DESCRIPTION OF THE TASK –
In the entries that follow, find the word "matplotlib" and report each line it is on.

MATERIAL SHOWN –
========================
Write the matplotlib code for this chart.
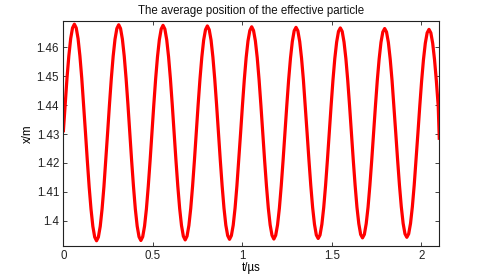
========================
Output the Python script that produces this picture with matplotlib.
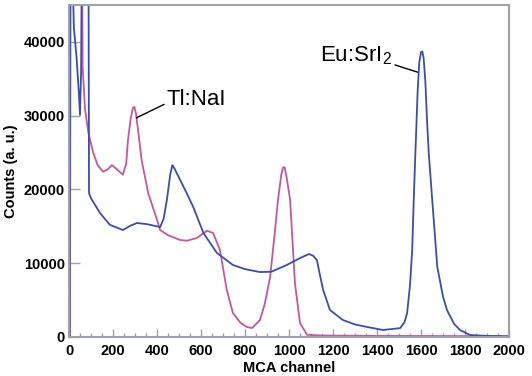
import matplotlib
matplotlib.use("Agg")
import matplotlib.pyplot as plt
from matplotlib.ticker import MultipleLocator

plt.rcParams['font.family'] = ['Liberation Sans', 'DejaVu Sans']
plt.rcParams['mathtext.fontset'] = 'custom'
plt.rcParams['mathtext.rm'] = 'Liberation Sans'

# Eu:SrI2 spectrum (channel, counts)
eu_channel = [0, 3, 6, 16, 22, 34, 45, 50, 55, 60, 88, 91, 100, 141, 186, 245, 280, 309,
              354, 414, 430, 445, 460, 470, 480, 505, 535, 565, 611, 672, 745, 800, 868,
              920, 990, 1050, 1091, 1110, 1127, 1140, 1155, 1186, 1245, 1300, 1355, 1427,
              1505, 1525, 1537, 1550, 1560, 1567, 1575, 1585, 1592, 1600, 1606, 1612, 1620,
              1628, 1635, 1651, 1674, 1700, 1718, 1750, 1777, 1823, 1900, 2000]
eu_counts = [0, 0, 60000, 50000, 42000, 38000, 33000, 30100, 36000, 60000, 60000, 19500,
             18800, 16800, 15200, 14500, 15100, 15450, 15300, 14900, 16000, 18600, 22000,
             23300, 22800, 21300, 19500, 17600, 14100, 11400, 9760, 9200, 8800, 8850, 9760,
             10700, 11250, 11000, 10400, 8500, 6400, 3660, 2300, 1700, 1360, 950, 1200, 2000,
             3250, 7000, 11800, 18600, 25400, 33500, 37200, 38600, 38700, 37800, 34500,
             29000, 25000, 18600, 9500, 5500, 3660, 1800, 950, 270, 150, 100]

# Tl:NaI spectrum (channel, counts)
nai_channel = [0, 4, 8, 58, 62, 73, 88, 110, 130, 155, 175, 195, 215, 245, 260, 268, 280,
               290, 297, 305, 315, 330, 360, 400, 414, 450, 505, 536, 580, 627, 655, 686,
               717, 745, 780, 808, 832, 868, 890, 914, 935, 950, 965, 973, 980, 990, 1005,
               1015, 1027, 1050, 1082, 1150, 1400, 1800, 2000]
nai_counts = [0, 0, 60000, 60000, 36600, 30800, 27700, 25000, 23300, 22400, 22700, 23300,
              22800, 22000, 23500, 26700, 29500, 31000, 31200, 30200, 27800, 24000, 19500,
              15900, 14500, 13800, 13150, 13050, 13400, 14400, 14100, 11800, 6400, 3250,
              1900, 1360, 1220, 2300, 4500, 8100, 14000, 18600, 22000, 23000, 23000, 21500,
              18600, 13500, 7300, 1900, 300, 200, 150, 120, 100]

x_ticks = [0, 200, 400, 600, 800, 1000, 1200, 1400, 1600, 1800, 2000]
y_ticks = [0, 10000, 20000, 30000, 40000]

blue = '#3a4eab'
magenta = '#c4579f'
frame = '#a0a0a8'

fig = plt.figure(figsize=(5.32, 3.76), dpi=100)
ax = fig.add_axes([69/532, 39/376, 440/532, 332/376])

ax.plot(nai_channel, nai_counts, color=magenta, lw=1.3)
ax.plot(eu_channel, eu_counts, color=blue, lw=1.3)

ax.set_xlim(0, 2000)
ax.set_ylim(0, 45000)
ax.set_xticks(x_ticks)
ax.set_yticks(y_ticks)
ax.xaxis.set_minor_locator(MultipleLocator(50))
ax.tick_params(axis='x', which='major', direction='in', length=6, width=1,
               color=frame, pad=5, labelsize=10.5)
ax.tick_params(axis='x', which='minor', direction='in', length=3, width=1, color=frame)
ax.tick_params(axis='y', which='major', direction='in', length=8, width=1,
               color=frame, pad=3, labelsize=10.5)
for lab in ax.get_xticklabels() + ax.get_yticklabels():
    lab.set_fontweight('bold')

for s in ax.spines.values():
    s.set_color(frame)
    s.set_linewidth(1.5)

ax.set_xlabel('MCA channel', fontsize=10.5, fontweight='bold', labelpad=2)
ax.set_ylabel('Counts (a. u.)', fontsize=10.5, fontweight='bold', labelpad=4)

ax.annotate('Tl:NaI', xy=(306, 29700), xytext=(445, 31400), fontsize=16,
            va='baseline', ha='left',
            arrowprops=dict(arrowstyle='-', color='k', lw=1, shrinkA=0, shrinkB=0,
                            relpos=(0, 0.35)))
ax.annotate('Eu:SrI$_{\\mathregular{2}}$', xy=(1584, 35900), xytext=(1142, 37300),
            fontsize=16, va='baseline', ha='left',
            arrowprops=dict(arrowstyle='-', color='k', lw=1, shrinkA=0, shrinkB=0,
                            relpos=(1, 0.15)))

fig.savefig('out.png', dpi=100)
========================
PROBLEM SOLUTION –
Write the matplotlib code for this chart.
Output the Python script that produces this picture with matplotlib.
import matplotlib
matplotlib.use("Agg")
import matplotlib.pyplot as plt
from matplotlib.ticker import MultipleLocator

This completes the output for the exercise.